Path asymmetry. The forward path (client → POP) and the return path (POP → client) are chosen independently by different ASes, so RTT is not symmetric and a "closest" POP by forward AS-path may still deliver poor round-trip latency.

The operational takeaway: you measure catchments empirically (RIPE Atlas probes, per-POP request-origin telemetry, traceroute from vantage points). You do not derive them from a world map. When a POP is "serving the wrong continent," the fix lives in BGP — prepending, community tagging, or withdrawing a leaked more-specific — not in any geo-database.

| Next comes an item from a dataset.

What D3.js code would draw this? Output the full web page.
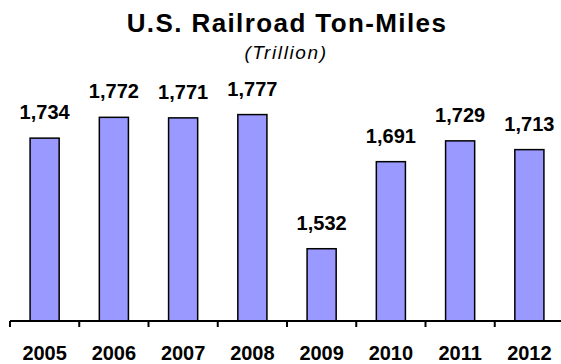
<!DOCTYPE html>
<html>
<head>
<meta charset="utf-8">
<script src="https://cdn.jsdelivr.net/npm/d3@7"></script>
<style>
  html, body { margin: 0; padding: 0; background: #ffffff; }
  svg { display: block; font-family: "Liberation Sans", Arial, sans-serif; }
</style>
</head>
<body>
<svg id="chart" width="561" height="364"></svg>
<script>
// Annual U.S. railroad ton-miles
const years = ["2005", "2006", "2007", "2008", "2009", "2010", "2011", "2012"];
const tonMiles = [1734, 1772, 1771, 1777, 1532, 1691, 1729, 1713];
const yDomain = [1400, 1800];

const svg = d3.select("#chart");
const baseY = 321;

const x = d3.scaleBand()
  .domain(years)
  .range([10, 564])
  .paddingInner(0.58)
  .paddingOuter(0.29);

const y = d3.scaleLinear()
  .domain(yDomain)
  .range([baseY, 102]);

const step = x.step();
const gap = (step - x.bandwidth()) / 2;

// Title and unit
svg.append("text")
  .attr("x", 287).attr("y", 32)
  .attr("text-anchor", "middle")
  .style("font-size", "26px").style("font-weight", "bold")
  .style("letter-spacing", "1.4px")
  .attr("fill", "#000")
  .text("U.S. Railroad Ton-Miles");

svg.append("text")
  .attr("x", 286).attr("y", 59)
  .attr("text-anchor", "middle")
  .style("font-size", "19px").style("font-style", "italic")
  .style("letter-spacing", "1.6px")
  .attr("fill", "#000")
  .text("(Trillion)");

// Bars
svg.append("g").selectAll("rect")
  .data(years.map((yr, i) => ({ yr, v: tonMiles[i] })))
  .join("rect")
  .attr("x", d => x(d.yr))
  .attr("y", d => y(d.v))
  .attr("width", x.bandwidth())
  .attr("height", d => baseY - y(d.v))
  .attr("fill", "#9999ff")
  .attr("stroke", "#000")
  .attr("stroke-width", 1.5);

// Value labels
svg.append("g").selectAll("text")
  .data(years.map((yr, i) => ({ yr, v: tonMiles[i] })))
  .join("text")
  .attr("x", d => x(d.yr) + x.bandwidth() / 2)
  .attr("y", d => y(d.v) - 19)
  .attr("text-anchor", "middle")
  .style("font-size", "20px").style("font-weight", "bold")
  .attr("fill", "#000")
  .text(d => d3.format(",")(d.v));

// Category axis: baseline with ticks between categories
const axis = svg.append("g");
axis.append("line")
  .attr("x1", 10).attr("x2", 561)
  .attr("y1", baseY).attr("y2", baseY)
  .attr("stroke", "#000").attr("stroke-width", 2);

const boundaries = years.map(yr => x(yr) - gap).concat([x(years[years.length - 1]) + x.bandwidth() + gap]);
axis.selectAll("line.tick")
  .data(boundaries)
  .join("line")
  .attr("class", "tick")
  .attr("x1", d => d).attr("x2", d => d)
  .attr("y1", baseY).attr("y2", baseY + 6)
  .attr("stroke", "#000").attr("stroke-width", 2);

axis.selectAll("text")
  .data(years)
  .join("text")
  .attr("x", d => x(d) + x.bandwidth() / 2)
  .attr("y", 360)
  .attr("text-anchor", "middle")
  .style("font-size", "20px").style("font-weight", "bold")
  .attr("fill", "#000")
  .text(d => d);
</script>
</body>
</html>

5. Unicast vs. Anycast at the Routing Layer¶

Dimension	Unicast (one IP → one location)	Anycast (one IP → many locations)
Prefix origin	Single POP announces the prefix	Every POP announces the same prefix
Who steers the client	DNS answer / load balancer (L7)	BGP best-path per router (L3)
Steering signal	Application policy	AS-path, LOCAL_PREF, MED, IGP metric
Catchment control	Explicit, precise	Implicit, coarse (per-prefix), policy-driven
Failover	Requires DNS change + TTL wait, or LB health check	BGP withdrawal → reconverge in seconds
Statefulness	Safe for long-lived stateful TCP	Only safe if any POP can serve any packet, or flows are pinned
DDoS behaviour	Attack concentrates on one target	Attack is dispersed across catchments — key defensive property
Debuggability	Straightforward (one endpoint)	Hard — "which POP am I hitting?" varies by network position
Typical use	Origin servers, stateful APIs	DNS roots, CDN edges, DDoS-scrubbing frontends

The DDoS row is the reason authoritative DNS and CDN edges are almost universally anycast: a volumetric flood against an anycast prefix is naturally split across every POP's catchment, so each POP absorbs only its local share instead of the whole attack landing on a single machine.

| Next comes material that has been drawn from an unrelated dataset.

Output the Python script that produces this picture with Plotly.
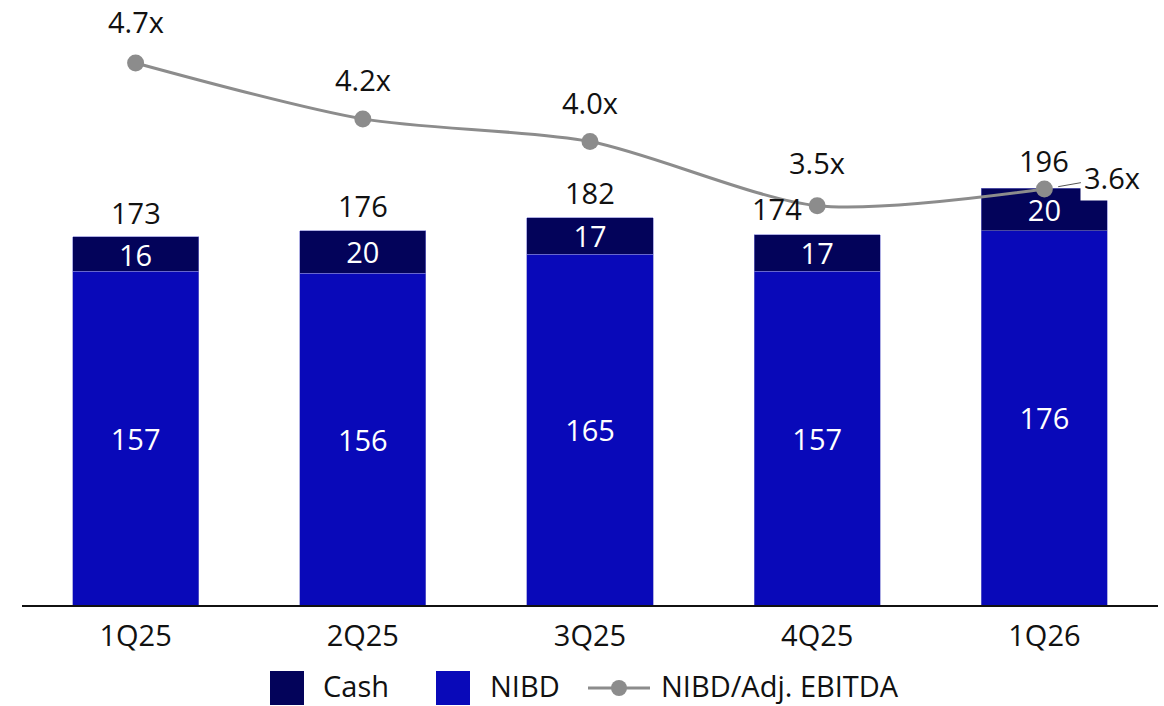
import plotly.graph_objects as go

# ---- data ----
quarters = ["1Q25", "2Q25", "3Q25", "4Q25", "1Q26"]
nibd = [157, 156, 165, 157, 176]
cash = [16, 20, 17, 17, 20]
totals = [173, 176, 182, 174, 196]
leverage = [4.70, 4.23, 4.04, 3.50, 3.64]

# ---- style ----
FONT = "Open Sans"
C_CASH = "#03035A"
C_NIBD = "#0909B9"
C_LINE = "#8C8C8C"
FS = 29

W, H = 1164, 706
ML, MR, MT, MB = 22, 6, 20, 101
PW, PH = W - ML - MR, H - MT - MB


def px(xp):
    return (xp - ML) / PW


def py(yp):
    return (H - MB - yp) / PH


fig = go.Figure()

fig.add_trace(go.Bar(
    x=quarters, y=nibd, name="NIBD", marker_color=C_NIBD,
    marker_line=dict(color="#7a7ad0", width=0.6),
    text=[str(v) for v in nibd], textposition="inside", textangle=0,
    insidetextanchor="middle", constraintext="none",
    textfont=dict(color="white", size=FS, family=FONT),
    hoverinfo="skip",
))
fig.add_trace(go.Bar(
    x=quarters, y=cash, name="Cash", marker_color=C_CASH,
    marker_line=dict(color="#7a7ad0", width=0.6),
    text=[str(v) for v in cash], textposition="inside", textangle=0,
    insidetextanchor="middle", constraintext="none",
    textfont=dict(color="white", size=FS, family=FONT),
    hoverinfo="skip",
))
fig.add_trace(go.Scatter(
    x=quarters, y=leverage, yaxis="y2", name="NIBD/Adj. EBITDA",
    mode="lines+markers",
    line=dict(color=C_LINE, width=3, shape="spline", smoothing=0.8),
    marker=dict(color=C_LINE, size=17),
    hoverinfo="skip",
))

annotations = []
# total labels above bars
tot_xshift = [0, 0, 0, -40, 0]
tot_yshift = [24, 25, 25, 26, 28]
for q, t, xs, ys in zip(quarters, totals, tot_xshift, tot_yshift):
    annotations.append(dict(
        x=q, y=t, xref="x", yref="y", text=str(t), showarrow=False,
        xshift=xs, yshift=ys, font=dict(size=FS, family=FONT, color="#111111"),
    ))

# leverage labels
lev_yshift = [41, 39, 39, 43]
for q, v, ys in zip(quarters[:4], leverage[:4], lev_yshift):
    annotations.append(dict(
        x=q, y=v, xref="x", yref="y2", text=f"{v:.1f}x", showarrow=False,
        yshift=ys, font=dict(size=FS, family=FONT, color="#111111"),
    ))
annotations.append(dict(
    x=quarters[4], y=leverage[4], xref="x", yref="y2",
    text=f"{leverage[4]:.1f}x", showarrow=True, arrowhead=0,
    arrowwidth=1, arrowcolor="#555555", ax=68, ay=-12, standoff=14,
    bgcolor="white", borderpad=3,
    font=dict(size=FS, family=FONT, color="#111111"),
))

# custom legend
shapes = []
leg_y = 688
sq = 17
shapes.append(dict(type="rect", xref="paper", yref="paper",
                   x0=px(270), x1=px(304), y0=py(leg_y + sq), y1=py(leg_y - sq),
                   fillcolor=C_CASH, line=dict(width=0), layer="above"))
shapes.append(dict(type="rect", xref="paper", yref="paper",
                   x0=px(436), x1=px(470), y0=py(leg_y + sq), y1=py(leg_y - sq),
                   fillcolor=C_NIBD, line=dict(width=0), layer="above"))
shapes.append(dict(type="line", xref="paper", yref="paper",
                   x0=px(588), x1=px(650), y0=py(leg_y), y1=py(leg_y),
                   line=dict(color=C_LINE, width=3), layer="above"))
shapes.append(dict(type="circle", xref="paper", yref="paper",
                   x0=px(611), x1=px(627), y0=py(leg_y + 8), y1=py(leg_y - 8),
                   fillcolor=C_LINE, line=dict(width=0), layer="above"))
for xt, label in [(322, "Cash"), (489, "NIBD"), (660, "NIBD/Adj. EBITDA")]:
    annotations.append(dict(
        x=px(xt), y=py(H), xref="paper", yref="paper", text=label,
        showarrow=False, xanchor="left", yanchor="bottom", height=34,
        valign="bottom", borderpad=0,
        font=dict(size=FS, family=FONT, color="#111111"),
    ))

fig.update_layout(
    width=W, height=H,
    margin=dict(l=ML, r=MR, t=MT, b=MB),
    barmode="stack", bargap=0.445,
    plot_bgcolor="white", paper_bgcolor="white",
    showlegend=False,
    font=dict(family=FONT, size=FS, color="#111111"),
    xaxis=dict(showline=True, linecolor="#111111", linewidth=1.5,
               showgrid=False, ticks="", tickfont=dict(size=FS, family=FONT),
               ticklabelstandoff=4,
               range=[-0.5, 4.5], fixedrange=True),
    yaxis=dict(visible=False, range=[0, 275], showgrid=False),
    yaxis2=dict(visible=False, overlaying="y", range=[0.145, 5.061],
                showgrid=False),
    annotations=annotations,
    shapes=shapes,
)

fig.write_html("out.html")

6. GeoDNS: Resolver-Locality as a Proxy for Client Locality¶

GeoDNS answers a query with a location-appropriate record set. But a standard DNS query carries no information about the end user — the authoritative server sees only the source IP of the recursive resolver that forwards the query. GeoDNS therefore steers on resolver location and assumes the resolver is near its users.

That assumption breaks for centralised public resolvers (large open resolvers whose egress IPs may sit far from the actual user, or in a different country entirely). A user in Sydney using a resolver that egresses in Singapore would, under plain GeoDNS, be steered to a Singapore POP. EDNS Client Subnet exists precisely to repair this resolver-vs-user mismatch by letting the resolver forward a truncated prefix of the client's address to the authoritative server.

sequenceDiagram autonumber participant Stub as Stub (203.0.113.45) participant Res as Recursive Resolver participant Auth as Authoritative (GeoDNS) Stub->>Res: 1. A? www.example.com Note over Res: resolver egress IP is in a different region Res->>Auth: 2. A? www.example.com (NO client info) Auth-->>Res: 3. answer chosen by RESOLVER location (may be wrong region) Res-->>Stub: 4. record — user routed to sub-optimal POP

7. EDNS Client Subnet (RFC 7871): Wire Mechanics¶

EDNS Client Subnet (ECS) is an EDNS0 option (OPT pseudo-RR, option code 8) defined by RFC 7871. The resolver includes a prefix of the client's address so the authoritative server can tailor the answer. The option payload carries these fields:

Field	Meaning
`FAMILY`	Address family: 1 = IPv4, 2 = IPv6
`SOURCE PREFIX-LENGTH`	Number of significant bits the resolver is sending (e.g., 24 → send a /24)
`SCOPE PREFIX-LENGTH`	In the response, how many bits the authoritative answer actually depends on
`ADDRESS`	The client-subnet bits, truncated to `SOURCE PREFIX-LENGTH` and zero-padded to a byte boundary

Two rules drive everything downstream:

The resolver truncates. RFC 7871 explicitly directs resolvers to send fewer bits than the full client address (a /24 for IPv4, a /56 for IPv6 are the RFC's suggested privacy-preserving defaults). The full host address must never leave the resolver — ECS deliberately trades some steering precision for privacy.
SCOPE is set by the authoritative server in its reply and tells the resolver the granularity at which the answer varies. If the authoritative answer is identical for the whole /0 (no geo-differentiation for that name), it returns SCOPE = 0; if the answer depends on the full /24 it sent, it echoes SCOPE = 24; it may even return a larger scope than the source, meaning "your query needs to be more specific."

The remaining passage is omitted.